### TASK DESCRIPTION
Line by line, repeat the data below exactly, beginning at the first line and ending at the line with "import seaborn as sns". Omit pictures.

### PROVIDED MATERIAL
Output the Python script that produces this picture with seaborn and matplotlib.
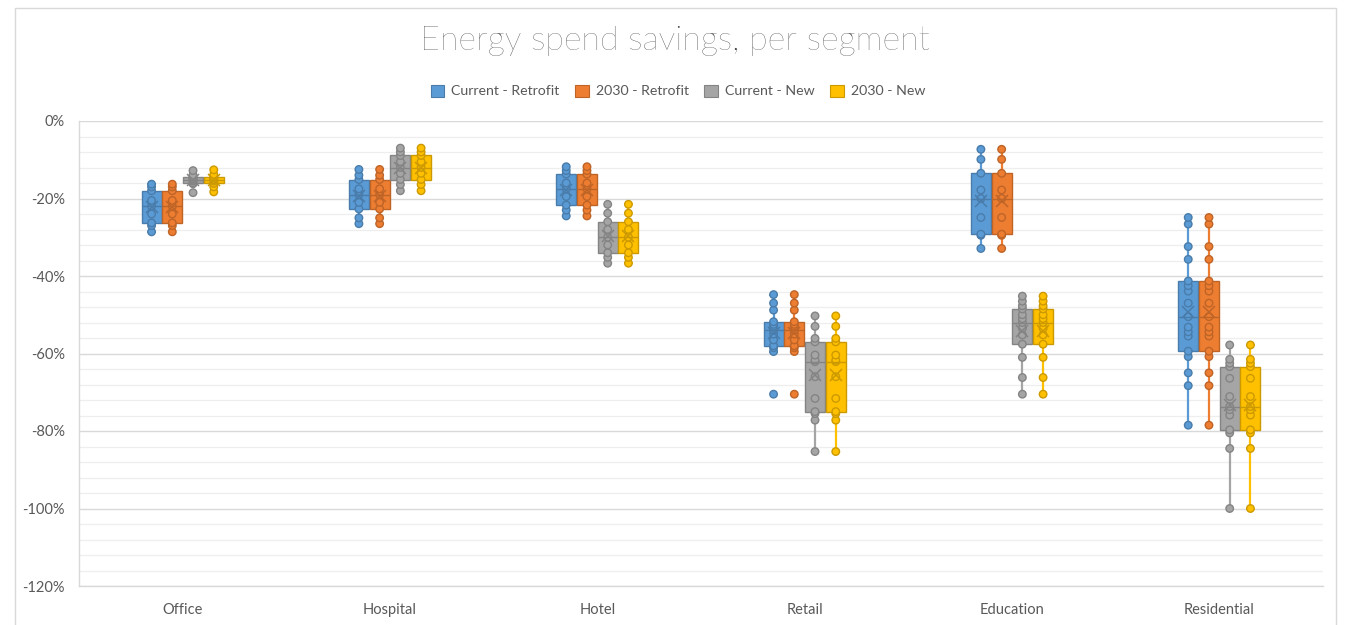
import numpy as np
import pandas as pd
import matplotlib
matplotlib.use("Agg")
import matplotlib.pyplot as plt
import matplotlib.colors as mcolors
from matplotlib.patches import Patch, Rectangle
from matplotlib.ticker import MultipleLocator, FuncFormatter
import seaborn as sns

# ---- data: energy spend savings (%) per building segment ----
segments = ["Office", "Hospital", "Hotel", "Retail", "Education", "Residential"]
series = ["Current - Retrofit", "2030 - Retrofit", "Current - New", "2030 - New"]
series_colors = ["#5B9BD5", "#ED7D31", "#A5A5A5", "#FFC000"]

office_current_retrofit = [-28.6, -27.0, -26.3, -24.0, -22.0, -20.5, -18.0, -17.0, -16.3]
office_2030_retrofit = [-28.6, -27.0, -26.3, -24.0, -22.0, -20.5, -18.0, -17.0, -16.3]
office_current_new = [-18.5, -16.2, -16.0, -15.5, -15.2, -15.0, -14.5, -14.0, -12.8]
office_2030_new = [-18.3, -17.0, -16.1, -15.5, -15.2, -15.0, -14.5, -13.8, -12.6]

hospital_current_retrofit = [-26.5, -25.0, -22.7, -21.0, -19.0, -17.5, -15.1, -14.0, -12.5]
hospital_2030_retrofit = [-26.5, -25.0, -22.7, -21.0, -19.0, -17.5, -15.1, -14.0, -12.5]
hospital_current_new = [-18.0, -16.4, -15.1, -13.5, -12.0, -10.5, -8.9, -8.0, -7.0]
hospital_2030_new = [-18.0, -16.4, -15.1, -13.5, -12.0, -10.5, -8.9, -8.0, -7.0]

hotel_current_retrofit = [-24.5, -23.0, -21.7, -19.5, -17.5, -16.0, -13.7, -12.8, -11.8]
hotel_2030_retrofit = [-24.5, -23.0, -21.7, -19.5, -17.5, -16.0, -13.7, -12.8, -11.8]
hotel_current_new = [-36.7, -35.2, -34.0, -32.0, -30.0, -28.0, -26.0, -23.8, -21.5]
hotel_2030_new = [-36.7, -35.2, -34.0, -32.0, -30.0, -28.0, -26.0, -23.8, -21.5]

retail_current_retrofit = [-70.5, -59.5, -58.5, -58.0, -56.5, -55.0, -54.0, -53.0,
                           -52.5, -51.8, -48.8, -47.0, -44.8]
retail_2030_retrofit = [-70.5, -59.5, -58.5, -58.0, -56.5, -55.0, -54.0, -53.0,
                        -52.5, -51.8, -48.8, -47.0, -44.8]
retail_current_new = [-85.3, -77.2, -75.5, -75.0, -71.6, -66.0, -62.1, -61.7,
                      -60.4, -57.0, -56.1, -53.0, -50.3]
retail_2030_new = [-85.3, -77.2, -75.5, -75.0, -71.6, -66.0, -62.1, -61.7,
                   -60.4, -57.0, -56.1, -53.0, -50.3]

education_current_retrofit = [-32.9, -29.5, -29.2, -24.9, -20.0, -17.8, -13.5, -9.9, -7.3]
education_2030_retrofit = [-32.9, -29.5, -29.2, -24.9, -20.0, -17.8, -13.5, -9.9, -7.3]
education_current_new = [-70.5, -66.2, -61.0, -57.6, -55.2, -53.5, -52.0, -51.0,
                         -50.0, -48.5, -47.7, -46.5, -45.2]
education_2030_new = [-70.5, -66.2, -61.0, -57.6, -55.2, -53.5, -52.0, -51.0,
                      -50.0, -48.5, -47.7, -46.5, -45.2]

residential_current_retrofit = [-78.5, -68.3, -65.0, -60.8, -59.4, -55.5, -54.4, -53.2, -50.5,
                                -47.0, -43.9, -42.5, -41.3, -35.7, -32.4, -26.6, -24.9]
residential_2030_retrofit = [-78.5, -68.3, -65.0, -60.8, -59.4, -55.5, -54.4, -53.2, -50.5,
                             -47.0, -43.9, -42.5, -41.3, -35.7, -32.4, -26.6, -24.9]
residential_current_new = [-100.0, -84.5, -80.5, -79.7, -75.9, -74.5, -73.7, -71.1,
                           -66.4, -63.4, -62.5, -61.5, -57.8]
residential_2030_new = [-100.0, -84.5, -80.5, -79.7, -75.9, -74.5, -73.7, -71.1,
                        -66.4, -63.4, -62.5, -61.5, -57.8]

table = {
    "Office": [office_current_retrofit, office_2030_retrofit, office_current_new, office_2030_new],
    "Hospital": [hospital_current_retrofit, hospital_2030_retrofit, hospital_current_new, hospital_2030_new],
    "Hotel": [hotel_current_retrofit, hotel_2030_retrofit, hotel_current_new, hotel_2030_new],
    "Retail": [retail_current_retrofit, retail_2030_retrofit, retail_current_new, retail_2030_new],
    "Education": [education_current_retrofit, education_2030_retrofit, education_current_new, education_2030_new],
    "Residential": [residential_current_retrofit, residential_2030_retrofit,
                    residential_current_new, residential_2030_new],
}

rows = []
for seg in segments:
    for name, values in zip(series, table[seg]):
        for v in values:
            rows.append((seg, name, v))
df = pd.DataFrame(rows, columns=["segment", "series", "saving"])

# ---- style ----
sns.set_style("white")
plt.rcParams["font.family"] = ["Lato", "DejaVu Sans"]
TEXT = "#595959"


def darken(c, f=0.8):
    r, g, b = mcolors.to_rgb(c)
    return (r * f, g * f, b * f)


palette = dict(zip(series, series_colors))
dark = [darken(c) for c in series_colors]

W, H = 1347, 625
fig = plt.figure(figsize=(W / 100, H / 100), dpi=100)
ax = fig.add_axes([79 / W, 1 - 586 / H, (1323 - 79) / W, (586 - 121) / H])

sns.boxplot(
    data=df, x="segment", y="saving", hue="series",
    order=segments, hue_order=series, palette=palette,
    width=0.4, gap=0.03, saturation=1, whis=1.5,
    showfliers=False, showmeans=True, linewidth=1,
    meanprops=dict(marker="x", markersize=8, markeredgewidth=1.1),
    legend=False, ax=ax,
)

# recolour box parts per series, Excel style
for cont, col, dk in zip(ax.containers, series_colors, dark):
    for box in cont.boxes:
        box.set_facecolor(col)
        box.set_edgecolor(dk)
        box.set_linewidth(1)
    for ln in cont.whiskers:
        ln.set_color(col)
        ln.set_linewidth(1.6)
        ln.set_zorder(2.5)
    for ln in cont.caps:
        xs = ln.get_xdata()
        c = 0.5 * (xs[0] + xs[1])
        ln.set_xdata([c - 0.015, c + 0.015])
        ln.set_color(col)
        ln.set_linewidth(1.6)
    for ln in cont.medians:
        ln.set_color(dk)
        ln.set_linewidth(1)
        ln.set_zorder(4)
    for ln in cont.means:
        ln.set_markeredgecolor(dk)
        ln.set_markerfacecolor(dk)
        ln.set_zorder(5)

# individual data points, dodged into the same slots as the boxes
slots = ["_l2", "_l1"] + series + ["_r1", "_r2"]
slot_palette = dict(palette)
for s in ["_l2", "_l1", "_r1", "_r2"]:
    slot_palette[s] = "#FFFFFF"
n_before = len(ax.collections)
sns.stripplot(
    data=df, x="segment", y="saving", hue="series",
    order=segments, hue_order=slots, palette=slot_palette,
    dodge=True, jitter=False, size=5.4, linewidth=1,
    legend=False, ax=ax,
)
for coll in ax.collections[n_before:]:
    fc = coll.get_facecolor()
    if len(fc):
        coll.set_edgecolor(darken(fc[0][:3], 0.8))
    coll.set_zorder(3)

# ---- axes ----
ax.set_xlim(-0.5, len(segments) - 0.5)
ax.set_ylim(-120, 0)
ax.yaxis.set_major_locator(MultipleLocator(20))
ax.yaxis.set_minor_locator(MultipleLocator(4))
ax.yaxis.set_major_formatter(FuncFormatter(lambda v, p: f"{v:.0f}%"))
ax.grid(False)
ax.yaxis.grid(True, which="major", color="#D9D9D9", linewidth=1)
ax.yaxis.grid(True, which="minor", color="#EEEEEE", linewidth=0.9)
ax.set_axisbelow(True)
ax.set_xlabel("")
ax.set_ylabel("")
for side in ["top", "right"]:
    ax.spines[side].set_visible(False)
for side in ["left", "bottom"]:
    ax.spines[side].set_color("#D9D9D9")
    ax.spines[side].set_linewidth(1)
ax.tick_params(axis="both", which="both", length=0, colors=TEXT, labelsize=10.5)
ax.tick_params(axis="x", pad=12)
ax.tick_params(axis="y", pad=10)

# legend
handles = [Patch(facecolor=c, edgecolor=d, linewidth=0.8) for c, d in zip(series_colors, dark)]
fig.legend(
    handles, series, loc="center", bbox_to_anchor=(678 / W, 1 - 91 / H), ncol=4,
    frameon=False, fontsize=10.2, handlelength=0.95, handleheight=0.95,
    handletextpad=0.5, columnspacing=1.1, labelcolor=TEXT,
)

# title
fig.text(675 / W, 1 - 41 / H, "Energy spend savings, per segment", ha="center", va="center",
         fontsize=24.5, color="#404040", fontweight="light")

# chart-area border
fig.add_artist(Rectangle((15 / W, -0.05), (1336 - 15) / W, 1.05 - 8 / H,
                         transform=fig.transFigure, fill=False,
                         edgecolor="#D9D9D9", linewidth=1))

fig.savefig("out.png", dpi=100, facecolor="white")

### TASK SOLUTION
Output the Python script that produces this picture with seaborn and matplotlib.
import numpy as np
import pandas as pd
import matplotlib
matplotlib.use("Agg")
import matplotlib.pyplot as plt
import matplotlib.colors as mcolors
from matplotlib.patches import Patch, Rectangle
from matplotlib.ticker import MultipleLocator, FuncFormatter
import seaborn as sns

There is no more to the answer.